I listened to each story with empathy, but I reminded myself that as an outsider to the conflict it’s easier for me to see how the war has hurt all Colombians, rich and poor, campesinas and city dwellers.  And that, I realized in my meetings, is the crux of the matter. It’s much harder for those who have been traumatized to see beyond their own trauma.

And if parties to a conflict cannot get beyond a sense of victimization and see their role in the conflict, they can transmit their sense of trauma to their children. Vamik Volkan, a psychiatry professor specializing in international conflict calls this “chosen trauma.” This trauma can become part of a group’s identity making reconciliation that much harder. Chosen trauma does not always stick neatly to historical fact. Volkan writes, “Fact and fantasy, past and present [are] intimately and violently intermingled.”

He explains that the shared mental representation of an event goes beyond the individual and develops into a strong identity marker for an entire group. Historical truth becomes irrelevant, and the chosen trauma ends up being transmitted through generations. In some cases, but not all, this process prevents societies from reconciling properly.

The Struggle to Determine the Truth

Without public discourse, an affected society will struggle to understand and overcome the trauma caused by the violence.

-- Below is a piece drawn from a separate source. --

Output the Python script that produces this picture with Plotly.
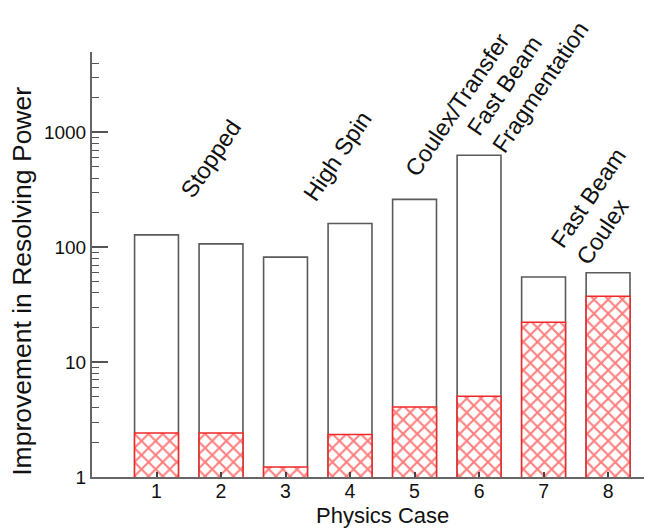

It is crucial that people have the opportunity to both express their trauma and to be exposed to the experience of others—their former adversaries. This will happen in Colombia since the peace agreement stipulates the establishment of a truth commission that will bring to light the atrocities of both government and rebels. Without public discourse, an affected society will struggle to understand and overcome the trauma caused by the violence. In her work on narrative psychology, Michele L. Crossley rightfully pointed out that a person’s life story belongs to a particular cultural and historical context. As such, the narratives of all actors involved in the conflict need to be embedded in a national dialogue that does not emphasize one position over another.

But truth commissions are controversial in scholarly literature. Do they really heal societies and prevent future violence?

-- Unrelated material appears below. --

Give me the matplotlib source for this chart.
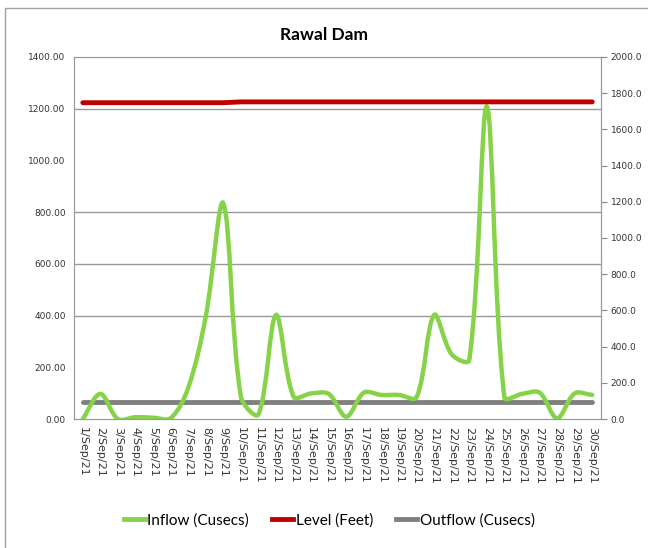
import matplotlib
matplotlib.use("Agg")
import math
import matplotlib.pyplot as plt
from matplotlib.path import Path
from matplotlib.patches import PathPatch
from matplotlib.lines import Line2D

# days of September 2021
days = list(range(1, 31))
day_labels = [f"{d}/Sep/21" for d in days]

# inflow (cusecs), left axis
inflow = [0, 97, 0, 7, 5, 3, 120, 396, 834, 86, 18, 402, 86, 99, 97, 9,
          102, 93, 93, 84, 402, 250, 228, 1208, 84, 97, 102, 3, 99, 93]
# outflow (cusecs), left axis
outflow = [67] * 30
# reservoir level (feet), right axis
level = [1747.5] * 9 + [1752.0] * 21

left_ticks = [0, 200, 400, 600, 800, 1000, 1200, 1400]
right_ticks = [0, 200, 400, 600, 800, 1000, 1200, 1400, 1600, 1800, 2000]
grid_vals = [400, 600, 800, 1200]


def smooth_path(xs, ys, sx, sy, t=1 / 3):
    # Excel-like smoothed line: bezier handles weighted by segment length on screen
    n = len(xs)
    outs, ins = [], []
    for i in range(n):
        xp, yp = (xs[i - 1], ys[i - 1]) if i > 0 else (xs[i], ys[i])
        xn, yn = (xs[i + 1], ys[i + 1]) if i < n - 1 else (xs[i], ys[i])
        l1 = math.hypot((xs[i] - xp) * sx, (ys[i] - yp) * sy)
        l2 = math.hypot((xn - xs[i]) * sx, (yn - ys[i]) * sy)
        tot = l1 + l2 if l1 + l2 > 0 else 1
        dx, dy = xn - xp, yn - yp
        ins.append((xs[i] - dx * t * l1 / tot, ys[i] - dy * t * l1 / tot))
        outs.append((xs[i] + dx * t * l2 / tot, ys[i] + dy * t * l2 / tot))
    verts = [(xs[0], ys[0])]
    codes = [Path.MOVETO]
    for i in range(n - 1):
        verts += [outs[i], ins[i + 1], (xs[i + 1], ys[i + 1])]
        codes += [Path.CURVE4] * 3
    return Path(verts, codes)


fig = plt.figure(figsize=(6.48, 5.48), dpi=100)
fig.add_artist(Line2D([5 / 648, 5 / 648, 1], [0, 1 - 8 / 548, 1 - 8 / 548],
                      transform=fig.transFigure, color="#a0a0a0", lw=1))

ax = fig.add_axes([0.1142, 0.2354, 0.8133, 0.6606])
ax2 = ax.twinx()

for v in grid_vals:
    ax.axhline(v, color="#999999", lw=1, zorder=0)

ax.add_patch(PathPatch(smooth_path(days, inflow, 17.57, 362 / 1400), fill=False,
                       edgecolor="#86d34a", lw=3.2, capstyle="round", zorder=3))
ax.plot(days, outflow, color="#808080", lw=3.5, solid_capstyle="round", zorder=2)
ax2.plot(days, level, color="#c00000", lw=3.5, solid_capstyle="round")

ax.set_xlim(0.5, 30.5)
ax.set_ylim(0, 1400)
ax2.set_ylim(0, 2000)

ax.set_yticks(left_ticks)
ax.set_yticklabels([f"{v:.2f}" for v in left_ticks], fontsize=6.5, color="#333333")
ax2.set_yticks(right_ticks)
ax2.set_yticklabels([f"{v:.1f}" for v in right_ticks], fontsize=6.5, color="#333333")
ax.set_xticks(days)
ax.set_xticklabels(day_labels, rotation=-90, fontsize=8, color="#333333")

ax.tick_params(axis="y", length=0, pad=6)
ax.tick_params(axis="x", length=0, pad=6)
ax2.tick_params(axis="y", length=4, color="#888888", pad=3)

for a in (ax, ax2):
    for s in a.spines.values():
        s.set_color("#999999")
ax.spines["left"].set_color("#cccccc")

fig.text(0.5, 0.936, "Rawal Dam", ha="center", va="center",
         fontsize=12.5, fontweight="bold", family="Lato")

handles = [Line2D([], [], color="#86d34a", lw=3.5),
           Line2D([], [], color="#c00000", lw=3.5),
           Line2D([], [], color="#808080", lw=3.5)]
fig.legend(handles, ["Inflow (Cusecs)", "Level (Feet)", "Outflow (Cusecs)"],
           loc="center", bbox_to_anchor=(0.508, 0.05), ncol=3, frameon=False,
           prop={"family": "Lato", "size": 11},
           handlelength=1.4, handletextpad=0.15, columnspacing=1.5)

fig.savefig("out.png", dpi=100)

They do, and they don’t. In some cases, truth commissions alleviate the risk of an upsurge of violence. Perpetrators are confronted by their victims and try to find common ground from which to rebuild divided societies. Because truth commissions are not legal trials, they can engage with society rather than focusing solely on individuals. They provide a platform for articulating feelings and personal histories that are not assessed by judicial accuracy. Listening to these accounts is a crucial way to understand what drove people to take the actions they did.

The basis of reconciliation must be an open and empathetic dialogue.

But truth commissions cannot work in isolation. They must be part of a larger set of transitional justice mechanisms that unearth and prosecute past crimes and deal with the root causes through legal and policy reforms. An example from South Africa is telling: in their collaborative work on healing trauma through narration, Chris van der Merwe and Pumla Gobodo-Madikizela concluded that truth commissions can serve as catalysts for bridging divides within polarized societies. However, despite the success of the truth commission in South Africa, unaddressed root causes of the conflict, such as structural inequality between economic (mostly white) elites and blacks, has been a key factor in the continued violence and instability in the country. This is a key lesson for Colombia.

But the basis of reconciliation must be an open and empathetic dialogue. Without this, Colombians will have a difficult time re-adjusting to one another. Combatants in particular will face challenges returning to civilian life. If their path was not hard enough, combatants also suffer from long-lasting, untreated trauma and years of concealing their past to their communities.

In the end, the perception of whether one is a perpetrator or a victim depends from where the observer starts. And this cannot be easily dismissed. On the contrary, it needs to be taken into account in order to rebuild the bridges that have been crumbling under the pressure of 50 years of armed conflict.